- Required work: Leave out the pictures; transcribe all else exactly.

- Material provided:
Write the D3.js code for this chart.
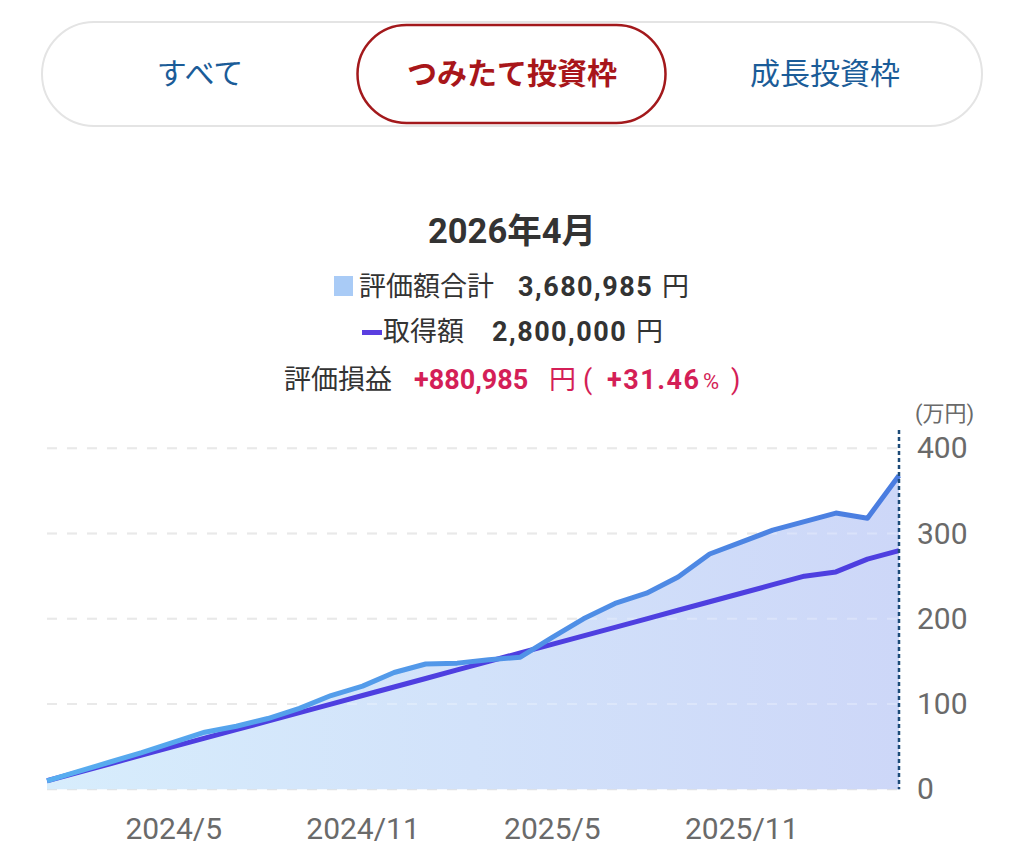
<!DOCTYPE html>
<html><head><meta charset="utf-8">
<script src="https://cdn.jsdelivr.net/npm/d3@7"></script>
<style>
html,body{margin:0;padding:0;background:#fff;}
svg{display:block;font-family:Roboto,"Noto Sans CJK JP",sans-serif;}
</style></head>
<body><svg id="c" width="1024" height="864"></svg>
<script>
const tabs = ["すべて", "つみたて投資枠", "成長投資枠"];
const selectedTab = "つみたて投資枠";
const title = "2026年4月";
const months = ["2024/1","2024/2","2024/3","2024/4","2024/5","2024/6","2024/7","2024/8","2024/9","2024/10","2024/11","2024/12",
  "2025/1","2025/2","2025/3","2025/4","2025/5","2025/6","2025/7","2025/8","2025/9","2025/10","2025/11","2025/12",
  "2026/1","2026/2","2026/3","2026/4"];
// 万円
const valuation = [10,21,32,43,55,67,74,83,95,110,121,137,147,148,152,155,178,200,218,230,249,276,290,304,314,324,318,368.0985];
const acquisition = [10,20,30,40,50,60,70,80,90,100,110,120,130,140,150,160,170,180,190,200,210,220,230,240,250,255,270,280];
const xTicks = ["2024/5","2024/11","2025/5","2025/11"];
const yTicks = [0,100,200,300,400];
const legendValuation = {label:"評価額合計", value:"3,680,985", unit:"円"};
const legendAcq = {label:"取得額", value:"2,800,000", unit:"円"};
const pl = {label:"評価損益", value:"+880,985", unit:"円", pct:"+31.46", pctUnit:"%"};

const svg = d3.select("#c");

// Tabs
svg.append("rect").attr("x",42).attr("y",22).attr("width",940).attr("height",104).attr("rx",52)
  .attr("fill","#fff").attr("stroke","#e4e4e4").attr("stroke-width",2);
svg.append("rect").attr("x",357.5).attr("y",25).attr("width",308).attr("height",98).attr("rx",49)
  .attr("fill","#fff").attr("stroke","#a3191c").attr("stroke-width",2.5);
const tabX = [200, 512, 825];
tabs.forEach((t,i)=>{
  const sel = t===selectedTab;
  svg.append("text").attr("x",tabX[i]).attr("y",84).attr("text-anchor","middle")
    .attr("font-size",30).attr("font-weight",sel?700:400).attr("fill",sel?"#a8161a":"#1b5c98").text(t);
});

// Title
svg.append("text").attr("x",512).attr("y",243).attr("text-anchor","middle").attr("font-size",34.5)
  .attr("font-weight",700).attr("fill","#333").text(title);

// Legend line 1
svg.append("rect").attr("x",334).attr("y",276).attr("width",19).attr("height",20).attr("fill","#a9cbf6");
let t1 = svg.append("text").attr("x",359).attr("y",296).attr("font-size",27).attr("fill","#333");
t1.append("tspan").text(legendValuation.label);
t1.append("tspan").attr("x",518).attr("font-weight",700).attr("letter-spacing",1.5).text(legendValuation.value);
t1.append("tspan").attr("x",662).attr("letter-spacing",0).text(legendValuation.unit);

// Legend line 2
svg.append("rect").attr("x",362).attr("y",330).attr("width",20).attr("height",5).attr("fill","#5a3ee0");
let t2 = svg.append("text").attr("x",383).attr("y",341).attr("font-size",27).attr("fill","#333");
t2.append("tspan").text(legendAcq.label);
t2.append("tspan").attr("x",492).attr("font-weight",700).attr("letter-spacing",1.5).text(legendAcq.value);
t2.append("tspan").attr("x",636).attr("letter-spacing",0).text(legendAcq.unit);

// Line 3
const red = "#d41f57";
let t3 = svg.append("text").attr("x",284).attr("y",389).attr("font-size",27).attr("fill","#333");
t3.append("tspan").text(pl.label);
t3.append("tspan").attr("x",414).attr("font-weight",700).attr("fill",red).text(pl.value);
t3.append("tspan").attr("x",549).attr("fill",red).text(pl.unit);
t3.append("tspan").attr("x",583).attr("fill",red).text("(");
t3.append("tspan").attr("x",607).attr("font-weight",700).attr("fill",red).attr("letter-spacing",1.5).text(pl.pct);
t3.append("tspan").attr("x",703).attr("fill",red).attr("font-size",22).attr("letter-spacing",0).text(pl.pctUnit);
t3.append("tspan").attr("x",731).attr("fill",red).text(")");

// Chart
const x = d3.scalePoint().domain(months).range([47, 899]);
const y = d3.scaleLinear().domain([0,400]).range([789.3, 448.3]);

const defs = svg.append("defs");
const ag = defs.append("linearGradient").attr("id","areaG").attr("gradientUnits","userSpaceOnUse")
  .attr("x1",47).attr("x2",899).attr("y1",0).attr("y2",0);
ag.append("stop").attr("offset",0).attr("stop-color","#d7edfc");
ag.append("stop").attr("offset",1).attr("stop-color","#cdd7f8");
const lg = defs.append("linearGradient").attr("id","lineG").attr("gradientUnits","userSpaceOnUse")
  .attr("x1",47).attr("x2",899).attr("y1",0).attr("y2",0);
lg.append("stop").attr("offset",0).attr("stop-color","#58aef0");
lg.append("stop").attr("offset",1).attr("stop-color","#4a7ce0");

// grid
svg.append("g").selectAll("line").data(yTicks).join("line")
  .attr("x1",47).attr("x2",899).attr("y1",d=>y(d)).attr("y2",d=>y(d))
  .attr("stroke","#e2e2e2").attr("stroke-width",2).attr("stroke-dasharray","10,10");

const data = months.map((m,i)=>({m, v:valuation[i], a:acquisition[i]}));

svg.append("path").datum(data)
  .attr("d", d3.area().x(d=>x(d.m)).y0(y(0)).y1(d=>y(d.v)))
  .attr("fill","url(#areaG)");

svg.append("g").selectAll("line").data(yTicks.slice(1)).join("line")
  .attr("x1",47).attr("x2",899).attr("y1",d=>y(d)).attr("y2",d=>y(d))
  .attr("stroke","#ffffff").attr("stroke-opacity",0.25).attr("stroke-width",2).attr("stroke-dasharray","10,10");

svg.append("path").datum(data)
  .attr("d", d3.line().x(d=>x(d.m)).y(d=>y(d.a)))
  .attr("fill","none").attr("stroke","#4e3fe0").attr("stroke-width",5).attr("stroke-linejoin","round");

svg.append("path").datum(data)
  .attr("d", d3.line().x(d=>x(d.m)).y(d=>y(d.v)))
  .attr("fill","none").attr("stroke","url(#lineG)").attr("stroke-width",5).attr("stroke-linejoin","round");

// vertical dotted cursor
svg.append("line").attr("x1",x(months[months.length-1])).attr("x2",x(months[months.length-1]))
  .attr("y1",430).attr("y2",y(0)).attr("stroke","#1d4b78").attr("stroke-width",2.5).attr("stroke-dasharray","4,3");

// y axis
const ya = svg.append("g").attr("transform","translate(912,0)")
  .call(d3.axisRight(y).tickValues(yTicks).tickSize(0).tickPadding(5).tickFormat(d3.format("d")));
ya.select(".domain").remove();
ya.selectAll("text").attr("font-size",30).attr("fill","#6a6a6a").attr("font-family","Roboto");
svg.append("text").attr("x",915).attr("y",421).attr("font-size",22).attr("fill","#6a6a6a").text("(万円)");

// x axis
const xa = svg.append("g").attr("transform",`translate(0,${y(0)})`)
  .call(d3.axisBottom(x).tickValues(xTicks).tickSize(0).tickPadding(28));
xa.select(".domain").remove();
xa.selectAll("text").attr("font-size",30).attr("fill","#6a6a6a").attr("font-family","Roboto");
</script></body></html>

- Result below:
Write the D3.js code for this chart.
<!DOCTYPE html>
<html><head><meta charset="utf-8">
<script src="https://cdn.jsdelivr.net/npm/d3@7"></script>
<style>
html,body{margin:0;padding:0;background:#fff;}
svg{display:block;font-family:Roboto,"Noto Sans CJK JP",sans-serif;}
</style></head>
<body><svg id="c" width="1024" height="864"></svg>
<script>
const tabs = ["すべて", "つみたて投資枠", "成長投資枠"];
const selectedTab = "つみたて投資枠";
const title = "2026年4月";
const months = ["2024/1","2024/2","2024/3","2024/4","2024/5","2024/6","2024/7","2024/8","2024/9","2024/10","2024/11","2024/12",
  "2025/1","2025/2","2025/3","2025/4","2025/5","2025/6","2025/7","2025/8","2025/9","2025/10","2025/11","2025/12",
  "2026/1","2026/2","2026/3","2026/4"];
// 万円
const valuation = [10,21,32,43,55,67,74,83,95,110,121,137,147,148,152,155,178,200,218,230,249,276,290,304,314,324,318,368.0985];
const acquisition = [10,20,30,40,50,60,70,80,90,100,110,120,130,140,150,160,170,180,190,200,210,220,230,240,250,255,270,280];
const xTicks = ["2024/5","2024/11","2025/5","2025/11"];
const yTicks = [0,100,200,300,400];
const legendValuation = {label:"評価額合計", value:"3,680,985", unit:"円"};
const legendAcq = {label:"取得額", value:"2,800,000", unit:"円"};
const pl = {label:"評価損益", value:"+880,985", unit:"円", pct:"+31.46", pctUnit:"%"};

const svg = d3.select("#c");

// Tabs
svg.append("rect").attr("x",42).attr("y",22).attr("width",940).attr("height",104).attr("rx",52)
  .attr("fill","#fff").attr("stroke","#e4e4e4").attr("stroke-width",2);
svg.append("rect").attr("x",357.5).attr("y",25).attr("width",308).attr("height",98).attr("rx",49)
  .attr("fill","#fff").attr("stroke","#a3191c").attr("stroke-width",2.5);
const tabX = [200, 512, 825];
tabs.forEach((t,i)=>{
  const sel = t===selectedTab;
  svg.append("text").attr("x",tabX[i]).attr("y",84).attr("text-anchor","middle")
    .attr("font-size",30).attr("font-weight",sel?700:400).attr("fill",sel?"#a8161a":"#1b5c98").text(t);
});

// Title
svg.append("text").attr("x",512).attr("y",243).attr("text-anchor","middle").attr("font-size",34.5)
  .attr("font-weight",700).attr("fill","#333").text(title);

// Legend line 1
svg.append("rect").attr("x",334).attr("y",276).attr("width",19).attr("height",20).attr("fill","#a9cbf6");
let t1 = svg.append("text").attr("x",359).attr("y",296).attr("font-size",27).attr("fill","#333");
t1.append("tspan").text(legendValuation.label);
t1.append("tspan").attr("x",518).attr("font-weight",700).attr("letter-spacing",1.5).text(legendValuation.value);
t1.append("tspan").attr("x",662).attr("letter-spacing",0).text(legendValuation.unit);

// Legend line 2
svg.append("rect").attr("x",362).attr("y",330).attr("width",20).attr("height",5).attr("fill","#5a3ee0");
let t2 = svg.append("text").attr("x",383).attr("y",341).attr("font-size",27).attr("fill","#333");
t2.append("tspan").text(legendAcq.label);
t2.append("tspan").attr("x",492).attr("font-weight",700).attr("letter-spacing",1.5).text(legendAcq.value);
t2.append("tspan").attr("x",636).attr("letter-spacing",0).text(legendAcq.unit);

// Line 3
const red = "#d41f57";
let t3 = svg.append("text").attr("x",284).attr("y",389).attr("font-size",27).attr("fill","#333");
t3.append("tspan").text(pl.label);
t3.append("tspan").attr("x",414).attr("font-weight",700).attr("fill",red).text(pl.value);
t3.append("tspan").attr("x",549).attr("fill",red).text(pl.unit);
t3.append("tspan").attr("x",583).attr("fill",red).text("(");
t3.append("tspan").attr("x",607).attr("font-weight",700).attr("fill",red).attr("letter-spacing",1.5).text(pl.pct);
t3.append("tspan").attr("x",703).attr("fill",red).attr("font-size",22).attr("letter-spacing",0).text(pl.pctUnit);
t3.append("tspan").attr("x",731).attr("fill",red).text(")");

// Chart
const x = d3.scalePoint().domain(months).range([47, 899]);
const y = d3.scaleLinear().domain([0,400]).range([789.3, 448.3]);

const defs = svg.append("defs");
const ag = defs.append("linearGradient").attr("id","areaG").attr("gradientUnits","userSpaceOnUse")
  .attr("x1",47).attr("x2",899).attr("y1",0).attr("y2",0);
ag.append("stop").attr("offset",0).attr("stop-color","#d7edfc");
ag.append("stop").attr("offset",1).attr("stop-color","#cdd7f8");
const lg = defs.append("linearGradient").attr("id","lineG").attr("gradientUnits","userSpaceOnUse")
  .attr("x1",47).attr("x2",899).attr("y1",0).attr("y2",0);
lg.append("stop").attr("offset",0).attr("stop-color","#58aef0");
lg.append("stop").attr("offset",1).attr("stop-color","#4a7ce0");

// grid
svg.append("g").selectAll("line").data(yTicks).join("line")
  .attr("x1",47).attr("x2",899).attr("y1",d=>y(d)).attr("y2",d=>y(d))
  .attr("stroke","#e2e2e2").attr("stroke-width",2).attr("stroke-dasharray","10,10");

const data = months.map((m,i)=>({m, v:valuation[i], a:acquisition[i]}));

svg.append("path").datum(data)
  .attr("d", d3.area().x(d=>x(d.m)).y0(y(0)).y1(d=>y(d.v)))
  .attr("fill","url(#areaG)");

svg.append("g").selectAll("line").data(yTicks.slice(1)).join("line")
  .attr("x1",47).attr("x2",899).attr("y1",d=>y(d)).attr("y2",d=>y(d))
  .attr("stroke","#ffffff").attr("stroke-opacity",0.25).attr("stroke-width",2).attr("stroke-dasharray","10,10");

svg.append("path").datum(data)
  .attr("d", d3.line().x(d=>x(d.m)).y(d=>y(d.a)))
  .attr("fill","none").attr("stroke","#4e3fe0").attr("stroke-width",5).attr("stroke-linejoin","round");

svg.append("path").datum(data)
  .attr("d", d3.line().x(d=>x(d.m)).y(d=>y(d.v)))
  .attr("fill","none").attr("stroke","url(#lineG)").attr("stroke-width",5).attr("stroke-linejoin","round");

// vertical dotted cursor
svg.append("line").attr("x1",x(months[months.length-1])).attr("x2",x(months[months.length-1]))
  .attr("y1",430).attr("y2",y(0)).attr("stroke","#1d4b78").attr("stroke-width",2.5).attr("stroke-dasharray","4,3");

// y axis
const ya = svg.append("g").attr("transform","translate(912,0)")
  .call(d3.axisRight(y).tickValues(yTicks).tickSize(0).tickPadding(5).tickFormat(d3.format("d")));
ya.select(".domain").remove();
ya.selectAll("text").attr("font-size",30).attr("fill","#6a6a6a").attr("font-family","Roboto");
svg.append("text").attr("x",915).attr("y",421).attr("font-size",22).attr("fill","#6a6a6a").text("(万円)");

// x axis
const xa = svg.append("g").attr("transform",`translate(0,${y(0)})`)
  .call(d3.axisBottom(x).tickValues(xTicks).tickSize(0).tickPadding(28));
xa.select(".domain").remove();
xa.selectAll("text").attr("font-size",30).attr("fill","#6a6a6a").attr("font-family","Roboto");
</script></body></html>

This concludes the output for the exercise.